Law-and-Order gestählte Harris
Harris wurde die erste schwarze Bezirksstaatsanwältin von San Francisco und später die erste Justizministerin in ihrer Heimat Kalifornien. Ihr teils harter Law-and-Order-Kurs damals ging manchem Demokraten sogar zu weit. Als sie 2017 in den US-Senat einzog, nutzte sie ihre Erfahrung als Staatsanwältin auch in der Kongresskammer und tat sich bei Anhörungen ein ums andere Mal mit einem harten und effektiven Befragungsstil hervor.
Den würde sie auch bei den kommenden TV-Duellen Trump spüren lassen (das erste wäre für den 10. September geplant, Trump scheint aber kneifen zu wollen): Sie wisse, wie man mit verurteilten Sexualstraftätern und Steuersündern umgehe.

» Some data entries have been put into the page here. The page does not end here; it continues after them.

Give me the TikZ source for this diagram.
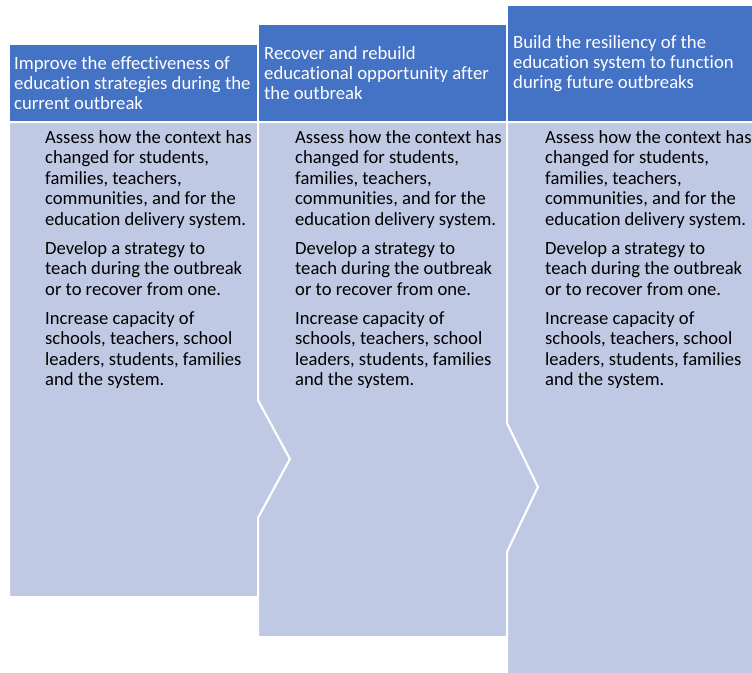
\documentclass[tikz,border=0pt]{standalone}
\usepackage{fontspec}
\setmainfont{Carlito}[Ligatures=NoCommon]
\usepackage{tikz}
\definecolor{mhead}{HTML}{4472C4}
\definecolor{mbody}{HTML}{BFC9E3}

\tikzset{
  panel/.style={draw=white, line width=2pt, fill=#1},
  headtext/.style={anchor=west, align=left, inner sep=0, text=white,
    font=\fontsize{18.7}{20.3}\selectfont},
  bodytext/.style={anchor=north west, align=left, inner sep=0,
    font=\fontsize{18.6}{20.5}\selectfont}
}

\newcommand{\stepitems}{Assess how the context has\\ changed for students,\\ families, teachers,\\ communities, and for the\\ education delivery system.\\[8.5pt]
  Develop a strategy to\\ teach during the outbreak\\ or to recover from one.\\[8.5pt]
  Increase capacity of\\ schools, teachers, school\\ leaders, students, families\\ and the system.}

\begin{document}
\begin{tikzpicture}[x=1pt, y=-1pt]
  \useasboundingbox [fill=white] (0, 0) rectangle (752, 672);

  % bodies, left to right: each one points into the notch of the next
  \draw [panel=mbody] (9, 122) -- (258, 122) -- (258, 400) -- (290, 459)
        -- (258, 518) -- (258, 597) -- (9, 597) -- cycle;
  \draw [panel=mbody] (258, 122) -- (507, 122) -- (507, 423) -- (538, 487)
        -- (507, 552) -- (507, 637) -- (258, 637) -- (258, 518)
        -- (290, 459) -- (258, 400) -- cycle;
  \draw [panel=mbody] (507, 122) -- (770, 122) -- (770, 690) -- (507, 690)
        -- (507, 552) -- (538, 487) -- (507, 423) -- cycle;

  % headers
  \draw [panel=mhead] (9, 44) rectangle (258, 122);
  \draw [panel=mhead] (258, 24) rectangle (507, 122);
  \draw [panel=mhead] (507, 5) rectangle (770, 122);

  \node [headtext] (goal1) at (14, 83) {Improve the effectiveness of\\ education strategies during the\\ current outbreak};
  \node [headtext] (goal2) at (264, 73) {Recover and rebuild\\ educational opportunity after\\ the outbreak};
  \node [headtext] (goal3) at (513, 63.5) {Build the resiliency of the\\ education system to function\\ during future outbreaks};

  \node [bodytext] (steps1) at (45, 130) {\stepitems};
  \node [bodytext] (steps2) at (295, 130) {\stepitems};
  \node [bodytext] (steps3) at (545, 130) {\stepitems};
\end{tikzpicture}
\end{document}
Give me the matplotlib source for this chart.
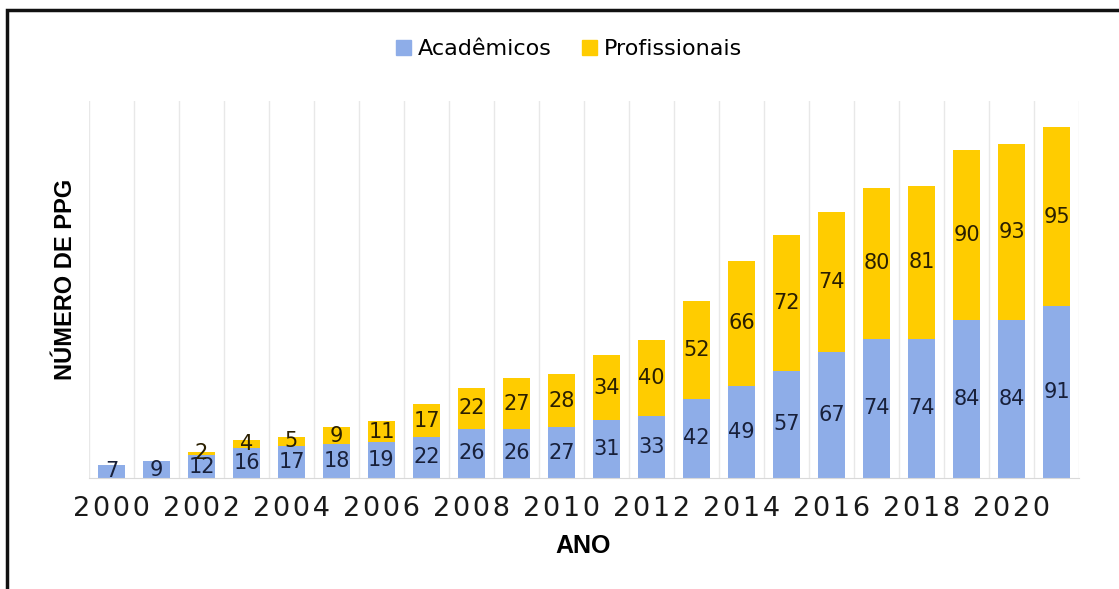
import numpy as np
import matplotlib.pyplot as plt
from matplotlib.patches import Patch, Rectangle

# Dados do gráfico
anos = list(range(2000, 2022))
academicos = [7, 9, 12, 16, 17, 18, 19, 22, 26, 26, 27, 31, 33, 42, 49, 57, 67, 74, 74, 84, 84, 91]
profissionais = [0, 0, 2, 4, 5, 9, 11, 17, 22, 27, 28, 34, 40, 52, 66, 72, 74, 80, 81, 90, 93, 95]
rotulos_x = [str(a) if a % 2 == 0 else '' for a in anos]

cor_acad = '#8EADE8'
cor_prof = '#FFCC00'

fig = plt.figure(figsize=(11.19, 5.89), dpi=100)
ax = fig.add_axes([89 / 1119, 1 - 478 / 589, 990 / 1119, 377 / 589])

x = np.arange(len(anos))
largura = 0.61

# Linhas de grade verticais entre as categorias
for xi in np.arange(len(anos) + 1) - 0.5:
    ax.axvline(xi, color='#e8e8e8', lw=1, zorder=0)

b1 = ax.bar(x, academicos, largura, color=cor_acad, zorder=2)
b2 = ax.bar(x, profissionais, largura, bottom=academicos, color=cor_prof, zorder=2)

# Rótulos de dados
for xi, a, p in zip(x, academicos, profissionais):
    ax.text(xi, a / 2, str(a), ha='center', va='center', fontsize=15,
            family='DejaVu Sans', color='#18203a', zorder=3)
    if p > 0:
        ax.text(xi, a + p / 2, str(p), ha='center', va='center', fontsize=15,
                family='DejaVu Sans', color='#2a1f00', zorder=3)

ax.set_xlim(-0.5, len(anos) - 0.5)
ax.set_ylim(0, 200)
ax.set_xticks(x)
ax.set_xticklabels(['\u200a'.join(r) for r in rotulos_x], fontsize=19.5, color='#1a1a1a',
                   family='DejaVu Sans')
ax.tick_params(axis='x', length=0, pad=13)
ax.set_yticks([])
for s in ['top', 'right', 'left']:
    ax.spines[s].set_visible(False)
ax.spines['bottom'].set_color('#d9d9d9')

fig.text(65 / 1119, 1 - 279 / 589, 'NÚMERO DE PPG', rotation=90, ha='center', va='center',
         fontsize=17, fontweight='bold', family='Liberation Sans')
fig.text(583 / 1119, 1 - 546 / 589, 'ANO', ha='center', va='center',
         fontsize=18, fontweight='bold', family='Liberation Sans')

# Legenda no topo
handles = [Patch(color=cor_acad, label='Acadêmicos'), Patch(color=cor_prof, label='Profissionais')]
fig.legend(handles=handles, loc='center', bbox_to_anchor=(569 / 1119, 1 - 49 / 589), ncol=2,
           frameon=False, prop={'family': 'DejaVu Sans', 'size': 16},
           handlelength=0.65, handleheight=0.65, handletextpad=0.3, columnspacing=1.4)

# Moldura preta em volta da figura
fig.patches.append(Rectangle((7 / 1119, -0.05), 1.2, 1 - 10 / 589 + 0.05, transform=fig.transFigure,
                             fill=False, edgecolor='#111111', lw=2.5))

fig.savefig('out.png', dpi=100)
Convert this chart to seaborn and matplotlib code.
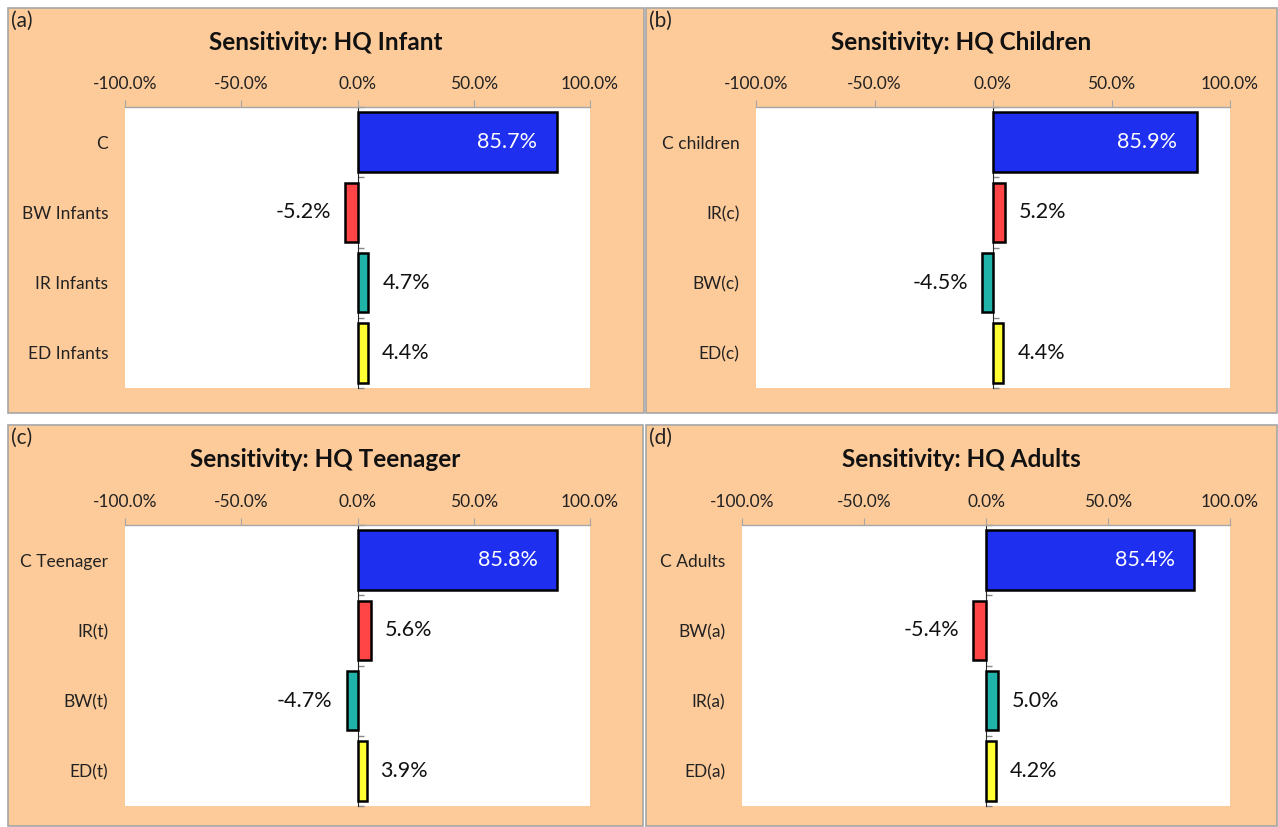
import numpy as np
import pandas as pd
import seaborn as sns
import matplotlib.pyplot as plt
from matplotlib.patches import Rectangle

# ------------------------------------------------------------------
# Datos de sensibilidad
cats_a = ['C', 'BW Infants', 'IR Infants', 'ED Infants']
vals_a = [85.7, -5.2, 4.7, 4.4]

cats_b = ['C children', 'IR(c)', 'BW(c)', 'ED(c)']
vals_b = [85.9, 5.2, -4.5, 4.4]

cats_c = ['C Teenager', 'IR(t)', 'BW(t)', 'ED(t)']
vals_c = [85.8, 5.6, -4.7, 3.9]

cats_d = ['C Adults', 'BW(a)', 'IR(a)', 'ED(a)']
vals_d = [85.4, -5.4, 5.0, 4.2]

titles = ['Sensitivity: HQ Infant', 'Sensitivity: HQ Children',
          'Sensitivity: HQ Teenager', 'Sensitivity: HQ Adults']
letters = ['(a)', '(b)', '(c)', '(d)']
xticks = [-100, -50, 0, 50, 100]
colores = ['#1f2ff0', '#ff4545', '#1fb3aa', '#ffff33']
# ------------------------------------------------------------------

sns.set_style('white')
plt.rcParams['font.family'] = ['Lato', 'DejaVu Sans']

W, H = 1278, 827
fig = plt.figure(figsize=(W / 100, H / 100), dpi=100)
fig.patch.set_facecolor('white')

peach = '#fdca99'
borde = '#a6a6a6'

# paneles de fondo (x0, y0, x1, y1 en píxeles desde arriba)
paneles = [(8, 8, 644, 413), (646, 8, 1277, 413),
           (8, 425, 643, 826), (646, 425, 1277, 826)]
# áreas de gráfico (x0, y0, x1, y1 en píxeles)
areas = [(125, 107, 590, 388), (756, 107, 1230, 388),
         (125, 525, 590, 806), (742, 525, 1230, 806)]

datos = [(cats_a, vals_a), (cats_b, vals_b), (cats_c, vals_c), (cats_d, vals_d)]

for i in range(4):
    px0, py0, px1, py1 = paneles[i]
    fig.add_artist(Rectangle((px0 / W, 1 - py1 / H), (px1 - px0) / W, (py1 - py0) / H,
                             transform=fig.transFigure, facecolor=peach,
                             edgecolor=borde, linewidth=1.2, zorder=0))
    fig.text((px0 + 3) / W, 1 - (py0 + 13) / H, letters[i], fontsize=15,
             va='center', ha='left', color='#222222')
    fig.text((px0 + px1) / 2 / W, 1 - (py0 + 35) / H, titles[i], fontsize=17.5,
             fontweight='bold', ha='center', va='center', color='#111111')

    x0, y0, x1, y1 = areas[i]
    ax = fig.add_axes([x0 / W, 1 - y1 / H, (x1 - x0) / W, (y1 - y0) / H])
    ax.set_facecolor('white')

    cats, vals = datos[i]
    df = pd.DataFrame({'cat': cats, 'val': vals})
    sns.barplot(data=df, x='val', y='cat', hue='cat', palette=colores, orient='h',
                width=0.85, saturation=1, edgecolor='black', linewidth=1.8,
                legend=False, ax=ax)

    ax.set_xlim(-100, 100)
    ax.set_ylim(len(cats) - 0.5, -0.5)
    ax.set_xticks(xticks)
    ax.set_xticklabels([f'{t:.1f}%' for t in xticks])
    ax.xaxis.tick_top()
    ax.tick_params(axis='x', length=5, color=borde, pad=6, labelsize=12.5,
                   labelcolor='#222222')
    ax.tick_params(axis='y', length=0, pad=12, labelsize=12.5, labelcolor='#222222')
    ax.set_xlabel('')
    ax.set_ylabel('')
    for s in ['left', 'right', 'bottom']:
        ax.spines[s].set_visible(False)
    ax.spines['top'].set_color(borde)
    ax.spines['top'].set_linewidth(1)

    # eje vertical en 0 con marcas entre categorías
    sec = ax.secondary_yaxis(0.5)
    sec.set_yticks(np.arange(len(cats) + 1) - 0.5)
    sec.set_yticklabels([])
    sec.tick_params(length=4, color='#888888', width=1)
    sec.spines['left'].set_color('#888888')
    sec.spines['left'].set_linewidth(1)

    # etiquetas de valores
    for j, v in enumerate(vals):
        txt = f'{v:.1f}%'
        if v > 50:
            ax.annotate(txt, (v, j), xytext=(-14, 0), textcoords='offset points',
                        ha='right', va='center', color='white', fontsize=15.5)
        elif v >= 0:
            ax.annotate(txt, (v, j), xytext=(10, 0), textcoords='offset points',
                        ha='left', va='center', color='#111111', fontsize=15.5)
        else:
            ax.annotate(txt, (v, j), xytext=(-10, 0), textcoords='offset points',
                        ha='right', va='center', color='#111111', fontsize=15.5)

plt.savefig('out.png', dpi=100)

Ich habe sie als Senatorin am Campus von Stanford erlebt, gebildet, gepflegt, ohne aggressive Attitüde, justizpolitisch eher konservativ, nahe an „Law and Order“.
Arge Untergriffe von Trumpisten, die Harris gar eine Tätigkeit als Geheimprostituierte andichten wollen, werden wohl eher das Gegenteil des Gewünschten erreichen. Aber tatsächlich halten Experten es nach wie vor für fraglich, ob es erstmals eine US-Präsidentin geben kann. Kamalas Mann Doug Emhoff ist erst relativ spät (2013) in ihr Leben getreten, geht mit dieser Perspektive locker um: Er empfehle Trump, der sich über den Vornamen seiner Frau lustig machen wollte und ihn immer anders (und falscher) aussprach, sie bald einfach „Mister President“ zu nennen.
Noch lange ist es nicht so weit, ich halte Trump nach wie vor für den Favoriten, es wird aber viel knapper als gegen Biden. Und ich möchte an meine Prognose vor wenigen Monaten erinnern: gut möglich, dass Trump als erster Präsident in der Geschichte aus einer Zelle heraus regieren muss.